I have enjoyed sushi in Japan. It was not something I thought my Fu dog eyes would let into the gate of my mouth, but it happened and happened more than once. Let it be said that curiosity has a big appetite and that it eats with gusto. As I understand it, there are three kinds of sushi in Japan: kneaded, unkneaded and rolled (chi ra shi zu shi, Nigi ri zu shi, and ma ki zu shi). But the best sushi I had in Japan was at Naoko's mother and father's house. The fish (sea bream, squid, salmon, tuna and shrimp) were served with kneaded rice and horseradish. The fish were caught daily in the Seto Sea.
After Naoko's mother and father met us at the door, I was shown the kamidana and the Buddhist altar. The altar was beautiful. It was comprised of dark wood and decorated with goldleaf or something that caught and dispersed light in intriguing ways. The effect inspired a sense of repose and reflection. Even the drinks and cakes left as offerings were translated into something more than themselves by a masterful interplay of shade and light. Obviously I was (and am) not familiar with such altars - and quite frankly I am not overly familiar with Christian altars either - but I found this to be a fascinating and mysterious cabinetry. If my unsophistication is showing, forgive me. My soul became a Hime doll and ran inside leaving me dumbfounded in the flesh.

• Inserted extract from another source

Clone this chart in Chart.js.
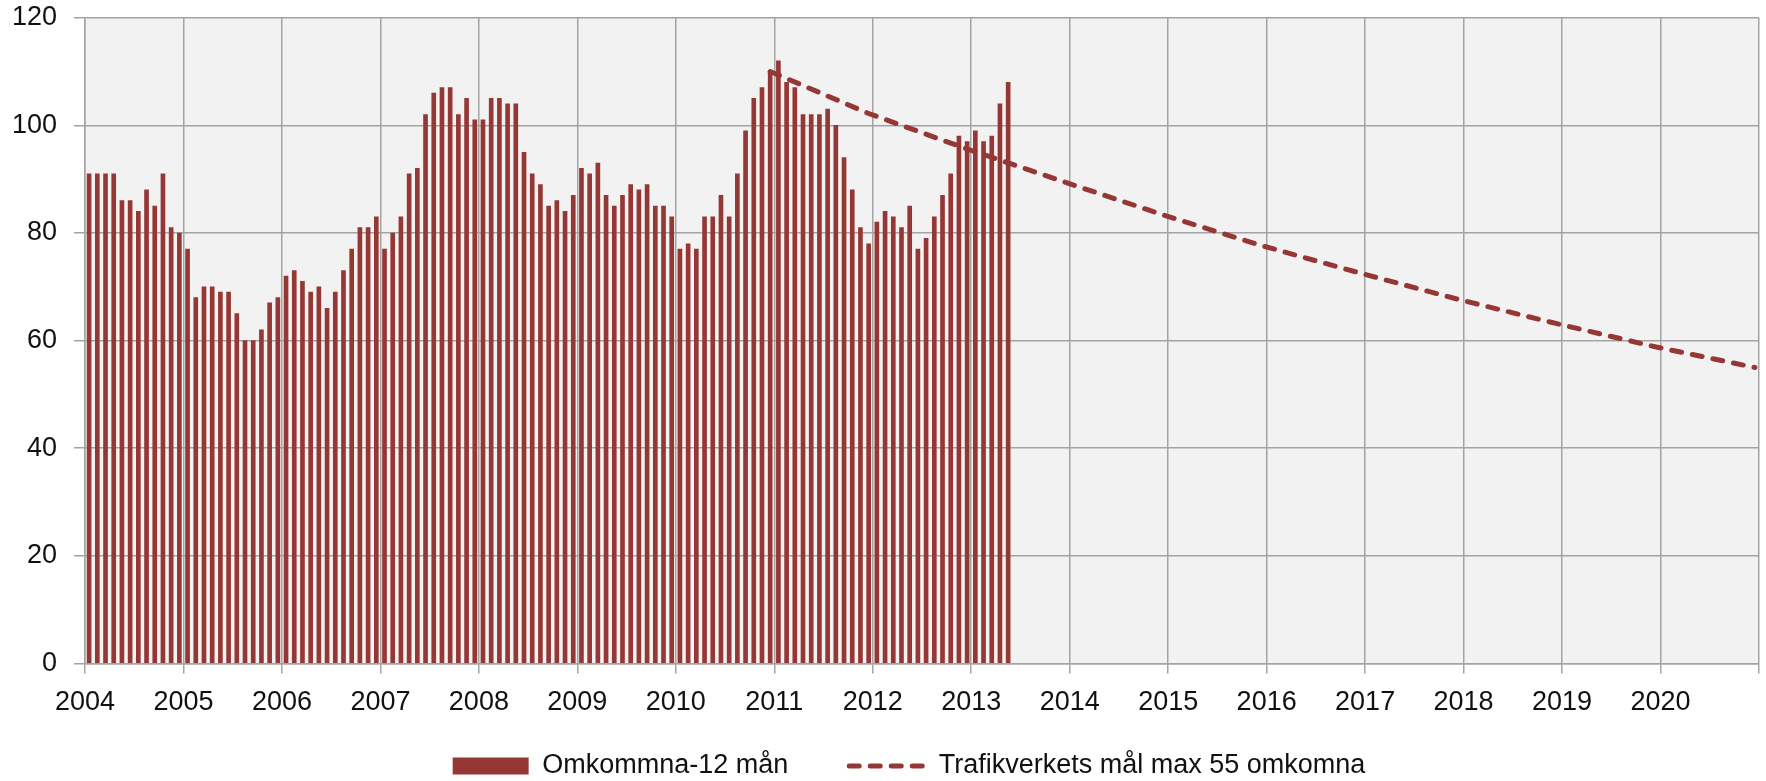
<!DOCTYPE html>
<html lang="sv">
<head>
<meta charset="UTF-8">
<title>Omkommna</title>
<script src="https://cdn.jsdelivr.net/npm/chart.js@4.4.0/dist/chart.umd.min.js"></script>
<style>
    * { margin: 0; padding: 0; box-sizing: border-box; }
    body { background: #fff; width: 1766px; height: 781px; overflow: hidden; }
    #wrap { width: 1766px; height: 781px; }
</style>
</head>
<body>
<div id="wrap"><canvas id="chart"></canvas></div>
<script>
// year labels on the x axis, one per January
const yearLabels = ['2004', '2005', '2006', '2007', '2008', '2009', '2010', '2011', '2012',
    '2013', '2014', '2015', '2016', '2017', '2018', '2019', '2020']

// killed, rolling 12 months, monthly from Jan 2004 to May 2013
const killed2004 = [91, 91, 91, 91, 86, 86, 84, 88, 85, 91, 81, 80]
const killed2005 = [77, 68, 70, 70, 69, 69, 65, 60, 60, 62, 67, 68]
const killed2006 = [72, 73, 71, 69, 70, 66, 69, 73, 77, 81, 81, 83]
const killed2007 = [77, 80, 83, 91, 92, 102, 106, 107, 107, 102, 105, 101]
const killed2008 = [101, 105, 105, 104, 104, 95, 91, 89, 85, 86, 84, 87]
const killed2009 = [92, 91, 93, 87, 85, 87, 89, 88, 89, 85, 85, 83]
const killed2010 = [77, 78, 77, 83, 83, 87, 83, 91, 99, 105, 107, 110]
const killed2011 = [112, 108, 107, 102, 102, 102, 103, 100, 94, 88, 81, 78]
const killed2012 = [82, 84, 83, 81, 85, 77, 79, 83, 87, 91, 98, 97]
const killed2013 = [99, 97, 98, 104, 108]

// Trafikverket target path, value each December
const goalYears = [2010, 2011, 2012, 2013, 2014, 2015, 2016, 2017, 2018, 2019, 2020]
const goalValues = [110, 102.2, 95.6, 89.4, 83.3, 77.6, 72.5, 67.6, 63.1, 58.8, 55]

const killed = [].concat(killed2004, killed2005, killed2006, killed2007, killed2008,
    killed2009, killed2010, killed2011, killed2012, killed2013)

const red = '#953735'
const gridColor = '#a3a3a3'
const goalDash = [10, 11]
const goalWidth = 5

// x is counted in months from Jan 2004, bars sit in the middle of their month
const barData = killed.map((v, i) => ({ x: i + 0.5, y: v }))
const goalData = goalYears.map((yr, i) => ({ x: (yr - 2004) * 12 + 11.5, y: goalValues[i] }))

Chart.defaults.font.family = '"Liberation Sans", Arial, sans-serif'
Chart.defaults.font.size = 27
Chart.defaults.color = '#111'

const plotBg = {
    id: 'plotBg',
    beforeDraw(chart) {
        const { ctx, chartArea: a } = chart
        ctx.save()
        ctx.fillStyle = '#f2f2f2'
        ctx.fillRect(a.left, a.top, a.right - a.left, a.bottom - a.top)
        ctx.restore()
    }
}

// legend row sits lower and a bit right of where chart.js puts it
const legendNudge = {
    id: 'legendNudge',
    afterLayout(chart) {
        const l = chart.legend
        l.top -= 31.5
        l.left += 26; l.right += 26
    }
}

new Chart(document.getElementById('chart'), {
    type: 'bar',
    data: {
        datasets: [{
            label: 'Omkommna-12 mån',
            data: barData,
            backgroundColor: red,
            borderWidth: 0,
            barThickness: 4,
            pointStyle: 'rect',
            order: 1
        }, {
            type: 'line',
            label: 'Trafikverkets mål max 55 omkomna',
            data: goalData,
            borderColor: red,
            backgroundColor: red,
            borderWidth: goalWidth,
            borderDash: goalDash,
            borderCapStyle: 'round',
            pointRadius: 0,
            pointStyle: 'line',
            tension: 0,
            order: 0
        }]
    },
    options: {
        responsive: true,
        maintainAspectRatio: false,
        animation: false,
        layout: { padding: 0 },
        scales: {
            x: {
                type: 'linear',
                min: 0,
                max: 204,
                offset: false,
                grid: { color: gridColor, lineWidth: 1.5, tickLength: 10, offset: false },
                border: { color: gridColor, width: 1.5 },
                ticks: {
                    stepSize: 12,
                    padding: 13,
                    maxRotation: 0,
                    autoSkip: false,
                    callback: v => yearLabels[v / 12] ?? ''
                },
                afterFit: s => {
                    s.height = 59.5
                    s.paddingLeft = 0
                    s.paddingRight = 7
                }
            },
            y: {
                min: 0,
                max: 120,
                grid: { color: gridColor, lineWidth: 1.5, tickLength: 11 },
                border: { color: gridColor, width: 1.5 },
                ticks: { stepSize: 20, padding: 17 },
                afterFit: s => {
                    s.width = 85
                    s.paddingTop = 17.7
                    s.paddingBottom = 0
                }
            }
        },
        plugins: {
            tooltip: { enabled: false },
            legend: {
                position: 'bottom',
                maxHeight: 58,
                labels: {
                    usePointStyle: true,
                    pointStyleWidth: 76,
                    boxHeight: 17,
                    padding: 61,
                    color: '#111',
                    sort: (a, b) => a.datasetIndex - b.datasetIndex,
                    generateLabels(chart) {
                        const items = Chart.defaults.plugins.legend.labels.generateLabels(chart)
                        const goal = items.find(it => it.datasetIndex === 1)
                        goal.lineDash = goalDash
                        goal.lineCap = 'round'
                        goal.lineWidth = goalWidth
                        goal.strokeStyle = red
                        return items
                    }
                }
            }
        }
    },
    plugins: [plotBg, legendNudge]
})
</script>
</body>
</html>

peering through my glasses
I wonder what to do
On the wall there were photographs of grandparents and of an uncle who died in World War II. Later, sitting across from Naoko's father, it may be I was thinking of this man's brother, killed in action, and of my father who was his enemy; or it may be I am predisposed to perceive in certain ways (as if destiny were threads already attached to heaven): My father had fought in the Philippines and my father had died shortly after I had won this trip to Japan. He was very pleased for me and in the weeks before his death I had grown close to him in ways not attained in broader times. I guess I am trying to make a gasp a measured breath, it is simply that; left alone with Naoko's father, neither of us speaking one another's language; both of us quietly chewing sushi…he began to seem so much like my father I could not take my eyes off him. The resemblance was not so physical as it was one of expression; the way some part of him peered through this other man's eyes.
looks like my father--
in the other world
I was haunted by the sensation even as I was comforted. My father/not my father/my father/not my father like an unsounded chant I am only hearing now.
Naoko's mother speaks only a few words of English or was reluctant to do so, but if I am worried about violating some taboo of Japanese etiquette, she is a hostess wanting to make sure I am comfortable. Thus, in a moment of protracted silence she gestures to her husband and says, "Towel maker."I find this charming and using one arm as a piston and the other to point at myself I make a train sound and say, "Railroad worker." If I were a visual artist I would draw a phantom train composed of a single breath weaving its way through an atmospheric fallout of brightly colored towels; the landscapes of our faces looking up toward a ceiling turned limitless. As if breath had popped the cork on bottled confetti, Naoko's mother produces a whole sackful of variable towels. She asks me to chose a couple to take back with me and then insists I should take them all. I don't have a train to offer in return.
As we were leaving, I was shown the Japanese garden. Many old trees. One of the maples, though small in stature was two hundred years old. Naoko's mother also runs back inside and returns with a bottle of Windchime Sake. Hiromi and I will drink it my last night in Japan. (Not to give the impression there has not already been a number of bottles brought to the shore of emptiness.)